While often spared by the many storms that travel just to the north of the island, St. Lucia nonetheless has suffered several catastrophic storms over the last four decades. They have included Hurricane Allen (1980), which made nearly 10,000 people homeless; Hurricane Debbie (1994), which hit St. Lucia as a tropical storm and destroyed between 60% and 80% of the island’s crops; Hurricane Tomas (2010), which killed 14 people despite its less dangerous Category 1 storm classification; and the Christmas Eve Trough of 2013, which dumped 10 inches (254 mm) of rain on the island overnight and left several communities physically isolated from the rest of the island for several weeks. Hurricane Elsa, the first hurricane of 2021, tore across the Lesser Antilles, killing one person in St. Lucia and destroying 80% of its crops.
Such storms show every sign of continuing. St. Lucia is now one of many island nations drawing attention in world forums to the fact that large storms are becoming increasingly frequent, more powerful, and deadlier because of global climate change and the warming of the oceans. St. Lucia Electricity Services Ltd. (LUCELEC) is the country’s vertically integrated electric utility and sole provider of power to the island’s 180,000 residents and 300,000 annual tourists. It faces a challenge familiar to many electric utilities, but with greater urgency and higher stakes: how best to strengthen its T&D systems to withstand stronger, more dangerous, and more frequent storms, and how best to allocate resources to ensure value for money.
These urgent initiatives take place in the context of broader ongoing policy and strategy questions at the national level, such as how best to decrease reliance on imported diesel fuel for generation, integrate privately managed sources of generation, and determine what role renewable energy (including wind, solar and geothermal assets) will play in the generation portfolio and broader economic, consumer and market initiatives that support commercial, residential and industrial markets in St. Lucia.
Resilience and Reliability
Established in 1964, LUCELEC has provided power to the island’s growing economy for nearly 60 years, helping to make possible the country’s incredible economic growth led by tourism and agriculture. The country is 100% electrified, with 72,000 customers. LUCELEC’s generation portfolio consists of 86.2 MW of generation, a 66-kV transmission backbone and seven distribution substations that supply power to 32 distribution feeders running at 11 kV. The T&D systems are largely overhead, with some key segments recently placed underground. Utility poles are a mix of wood and reinforced concrete poles.
In late 2022, LUCELEC worked with POWER Engineers Inc. and its partner K&M Advisors LLC to establish risk metrics and identify a portfolio of ranked projects with the potential to improve resiliency and reliability in the face of strengthening storms.

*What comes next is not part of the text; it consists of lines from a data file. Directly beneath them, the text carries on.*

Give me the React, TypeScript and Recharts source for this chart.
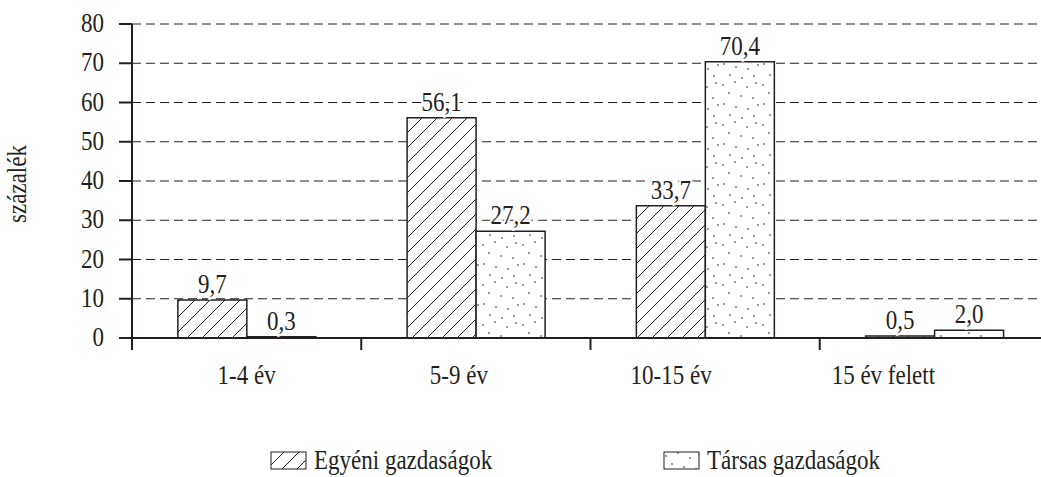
import React from 'react';
import { BarChart, Bar, XAxis, YAxis, CartesianGrid, Legend, LabelList } from 'recharts';

const categories = ['1-4 év', '5-9 év', '10-15 év', '15 év felett'];
const egyeni = [9.7, 56.1, 33.7, 0.5];
const tarsas = [0.3, 27.2, 70.4, 2.0];
const yTicks = [0, 10, 20, 30, 40, 50, 60, 70, 80];
const seriesNames = ['Egyéni gazdaságok', 'Társas gazdaságok'];

const data = categories.map((name, i) => ({ name, egyeni: egyeni[i], tarsas: tarsas[i] }));

const FONT = 'Liberation Serif, serif';
const INK = '#231f20';
const STRETCH = 1.15; // source text is a bit taller than plain Times

const fmt = (v: any) => Number(v).toFixed(1).replace('.', ',');

// dot positions inside one 40x40 tile of the "Társas" fill
const dotSpots = [
  [3, 5], [15, 2], [27, 7], [36, 3], [9, 13], [21, 16], [33, 18],
  [4, 24], [16, 27], [28, 29], [38, 25], [10, 35], [22, 38], [34, 36],
];

const Patterns = ({ suffix }: { suffix: string }) => (
  <defs>
    <pattern id={`hatch${suffix}`} width="15" height="15" patternUnits="userSpaceOnUse">
      <rect width="15" height="15" fill="#fff" />
      <path d="M0,15 L15,0 M-4,4 L4,-4 M11,19 L19,11" stroke={INK} strokeWidth="1" />
    </pattern>
    <pattern id={`dots${suffix}`} width="40" height="40" patternUnits="userSpaceOnUse">
      <rect width="40" height="40" fill="#fff" />
      {dotSpots.map(([cx, cy], i) => (
        <circle key={i} cx={cx} cy={cy} r="0.8" fill={INK} />
      ))}
    </pattern>
  </defs>
);

// text drawn with its baseline at (x, y), slightly stretched vertically
const TallText = ({ x, y, anchor = 'middle', rotate = 0, halo = false, children }: any) => (
  <text
    transform={`translate(${x},${y}) rotate(${rotate}) scale(1,${STRETCH})`}
    textAnchor={anchor}
    fontFamily={FONT}
    fontSize={23}
    fill={INK}
    stroke={halo ? '#fff' : 'none'}
    strokeWidth={halo ? 4 : 0}
    paintOrder="stroke"
  >
    {children}
  </text>
);

const CategoryTick = (props: any) => {
  const { x, y, payload, index } = props;
  const half = payload.offset || 0;
  return (
    <g>
      <line x1={x - half} x2={x - half} y1={y - 8} y2={y + 4} stroke={INK} strokeWidth={2} />
      <TallText x={x - 17 * index} y={y + 38}>{payload.value}</TallText>
    </g>
  );
};

const ValueTick = (props: any) => {
  const { x, y, payload } = props;
  return <TallText x={x} y={y + 8} anchor="end">{payload.value}</TallText>;
};

const ValueLabel = (props: any) => {
  const { x, y, width, value } = props;
  return <TallText x={x + width / 2} y={y - 7} halo>{fmt(value)}</TallText>;
};

const AxisTitle = (props: any) => {
  const vb = props.viewBox || { y: 0, height: 0 };
  return <TallText x={26} y={vb.y + vb.height / 2 + 3} rotate={-90}>százalék</TallText>;
};

const LegendContent = () => (
  <div style={{ display: 'flex', paddingLeft: 270, paddingTop: 12, fontFamily: FONT, fontSize: 23, color: INK }}>
    {seriesNames.map((name, i) => (
      <div key={name} style={{ display: 'flex', alignItems: 'center', width: i === 0 ? 393 : 'auto' }}>
        <svg width={38} height={20} style={{ marginRight: 6 }}>
          <Patterns suffix={`L${i}`} />
          <rect x={1} y={1} width={35} height={17} fill={`url(#${i === 0 ? 'hatch' : 'dots'}L${i})`} stroke={INK} strokeWidth={1} />
        </svg>
        <span style={{ display: 'inline-block', transform: `scaleY(${STRETCH})` }}>{name}</span>
      </div>
    ))}
  </div>
);

export default function App() {
  return (
    <div style={{ position: 'absolute', left: 0, top: 0, width: 1041, height: 477, overflow: 'hidden', background: '#fff' }}>
      <BarChart
        width={1060}
        height={477}
        data={data}
        margin={{ top: 24, right: 11, bottom: 0, left: 0 }}
        barCategoryGap="20%"
        barGap={0}
      >
        <Patterns suffix="" />
        <CartesianGrid vertical={false} stroke={INK} strokeDasharray="9 5" strokeWidth={1} />
        <XAxis
          dataKey="name"
          height={101}
          axisLine={{ stroke: INK, strokeWidth: 2 }}
          tickLine={false}
          tick={<CategoryTick />}
          interval={0}
        />
        <YAxis
          width={132}
          domain={[0, 80]}
          ticks={yTicks}
          interval={0}
          axisLine={{ stroke: INK, strokeWidth: 2 }}
          tickLine={{ stroke: INK, strokeWidth: 2 }}
          tickSize={13}
          tickMargin={15}
          tick={<ValueTick />}
          label={<AxisTitle />}
        />
        <Legend verticalAlign="bottom" content={<LegendContent />} wrapperStyle={{ bottom: 3 }} />
        <Bar dataKey="egyeni" name={seriesNames[0]} fill="url(#hatch)" stroke={INK} strokeWidth={1.5} isAnimationActive={false}>
          <LabelList dataKey="egyeni" content={<ValueLabel />} />
        </Bar>
        <Bar dataKey="tarsas" name={seriesNames[1]} fill="url(#dots)" stroke={INK} strokeWidth={1.5} isAnimationActive={false}>
          <LabelList dataKey="tarsas" content={<ValueLabel />} />
        </Bar>
      </BarChart>
    </div>
  );
}
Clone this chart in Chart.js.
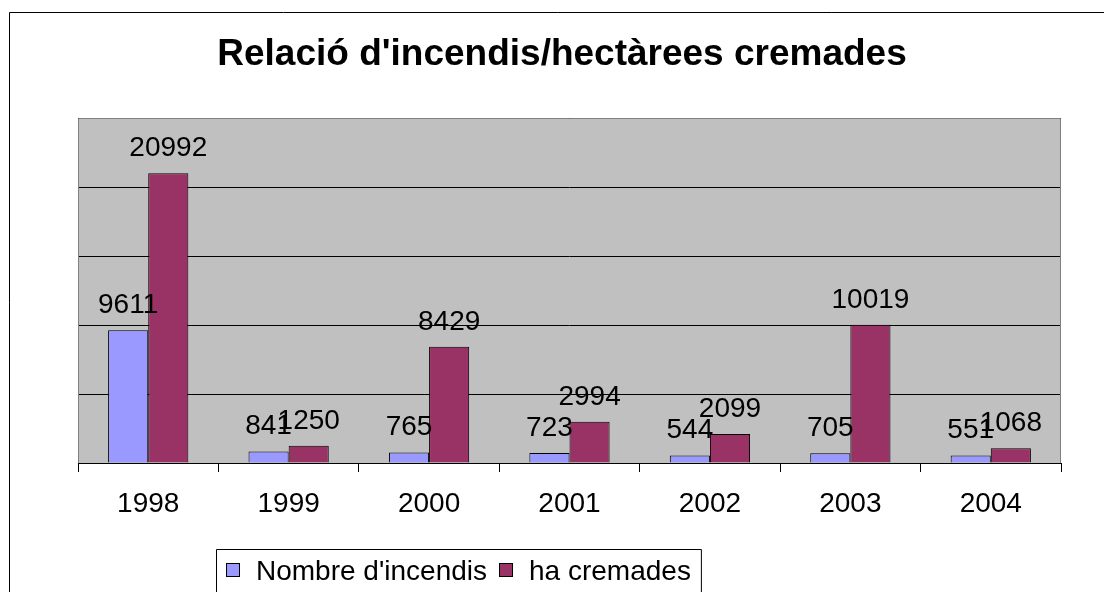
<!DOCTYPE html>
<html>
<head>
<meta charset="utf-8">
<script src="https://cdn.jsdelivr.net/npm/chart.js@4"></script>
<style>
  html, body { margin: 0; padding: 0; background: #fff; }
  #wrap { width: 1104px; height: 592px; }
</style>
</head>
<body>
<div id="wrap"><canvas id="barChart" width="1104" height="592"></canvas></div>
<script>
const years = ['1998', '1999', '2000', '2001', '2002', '2003', '2004'];
const fires = [9611, 841, 765, 723, 544, 705, 551];
const burnedHa = [20992, 1250, 8429, 2994, 2099, 10019, 1068];

const titleText = "Relació d'incendis/hectàrees cremades";
const FONT = '"Liberation Sans", Arial, sans-serif';

// gray plot background + frame, like the old spreadsheet charts
const plotFrame = {
    id: 'plotFrame',
    beforeDraw(chart) {
        const { ctx, chartArea: a } = chart;
        ctx.save();
        ctx.fillStyle = '#c0c0c0';
        ctx.fillRect(a.left, a.top, a.right - a.left, a.bottom - a.top);
        ctx.restore();
    },
    beforeDatasetsDraw(chart) {
        const { ctx, chartArea: a } = chart;
        ctx.save();
        ctx.strokeStyle = '#808080';
        ctx.lineWidth = 1;
        ctx.beginPath();
        ctx.moveTo(a.left + 0.5, a.bottom);
        ctx.lineTo(a.left + 0.5, a.top + 0.5);
        ctx.lineTo(a.right - 0.5, a.top + 0.5);
        ctx.lineTo(a.right - 0.5, a.bottom);
        ctx.stroke();
        ctx.restore();
    }
};

// value written above every bar
const barValues = {
    id: 'barValues',
    afterDatasetsDraw(chart) {
        const { ctx } = chart;
        ctx.save();
        ctx.font = '28px ' + FONT;
        ctx.fillStyle = '#000';
        ctx.textAlign = 'center';
        ctx.textBaseline = 'alphabetic';
        chart.data.datasets.forEach((ds, i) => {
            chart.getDatasetMeta(i).data.forEach((bar, j) => {
                ctx.fillText(String(ds.data[j]), bar.x, bar.y - 17);
            });
        });
        ctx.restore();
    }
};

// outer border, title and boxed legend
const decorations = {
    id: 'decorations',
    afterDraw(chart) {
        const { ctx } = chart;
        ctx.save();
        ctx.strokeStyle = '#000';
        ctx.lineWidth = 1;
        ctx.beginPath();
        ctx.moveTo(9.5, chart.height + 2);
        ctx.lineTo(9.5, 12.5);
        ctx.lineTo(chart.width + 2, 12.5);
        ctx.stroke();

        ctx.fillStyle = '#000';
        ctx.font = 'bold 37px ' + FONT;
        ctx.textAlign = 'center';
        ctx.textBaseline = 'alphabetic';
        ctx.fillText(titleText, 562, 65);

        ctx.font = '28px ' + FONT;
        ctx.textAlign = 'left';
        let x = 226;
        chart.data.datasets.forEach(ds => {
            ctx.fillStyle = ds.backgroundColor;
            ctx.fillRect(x, 563, 14, 14);
            ctx.strokeStyle = '#000';
            ctx.strokeRect(x + 0.5, 563.5, 13, 13);
            ctx.fillStyle = '#000';
            ctx.fillText(ds.label, x + 30, 580);
            x = x + 30 + ctx.measureText(ds.label).width + 12;
        });
        const right = x - 2;
        ctx.beginPath();
        ctx.moveTo(216.5, chart.height + 2);
        ctx.lineTo(216.5, 549.5);
        ctx.lineTo(right + 0.5, 549.5);
        ctx.lineTo(right + 0.5, chart.height + 2);
        ctx.stroke();
        ctx.restore();
    }
};

new Chart(document.getElementById('barChart'), {
    type: 'bar',
    data: {
        labels: years,
        datasets: [{
            label: "Nombre d'incendis",
            data: fires,
            backgroundColor: '#9999ff',
            borderColor: '#000',
            borderWidth: 1,
            categoryPercentage: 2 / 3.5,
            barPercentage: 1
        }, {
            label: 'ha cremades',
            data: burnedHa,
            backgroundColor: '#993366',
            borderColor: '#000',
            borderWidth: 1,
            categoryPercentage: 2 / 3.5,
            barPercentage: 1
        }]
    },
    options: {
        responsive: false,
        animation: false,
        layout: { padding: { left: 78, right: 43, top: 118, bottom: 69 } },
        plugins: {
            legend: { display: false },
            title: { display: false },
            tooltip: { enabled: false }
        },
        scales: {
            x: {
                grid: {
                    offset: true,
                    drawOnChartArea: false,
                    drawTicks: true,
                    tickLength: 9,
                    tickColor: ctx => ctx.index === years.length ? '#808080' : '#000'
                },
                border: { color: '#000', width: 1 },
                ticks: {
                    color: '#000',
                    padding: 15,
                    font: { family: FONT, size: 28 }
                },
                afterFit(scale) { scale.height = 60; }
            },
            y: {
                min: 0,
                max: 25000,
                ticks: { display: false, stepSize: 5000 },
                grid: { color: '#000', drawTicks: false },
                border: { display: false },
                afterFit(scale) { scale.width = 0; }
            }
        }
    },
    plugins: [plotFrame, barValues, decorations]
});
</script>
</body>
</html>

Grid reliability and grid resilience are related but different. Grid reliability is clearly understood and measured, as established by IEEE 1366, the well-known standard for power distribution reliability indices used by the electric power industry for decades. However, building consensus on a precise definition and metric for resiliency has been an industry challenge for many years that may not yet be fully resolved. In general, resiliency is specified in terms of prevention, recovery and survivability. Many definitions conflate resilience with reliability or provide notional directives while failing to establish metrics.
J.D. Taft of the Pacific Northwest National Laboratory stated in a paper, the Electric Grid Resilience and Reliability for Grid Architecture: “Reliability measures are not useful for quantifying resilience. Resilience is in large part about what does not happen. Grid resilience is the ability to avoid or withstand grid stress events without suffering operational compromise or to adapt to and compensate for the resultant strains so as to minimize compromise via graceful degradation.”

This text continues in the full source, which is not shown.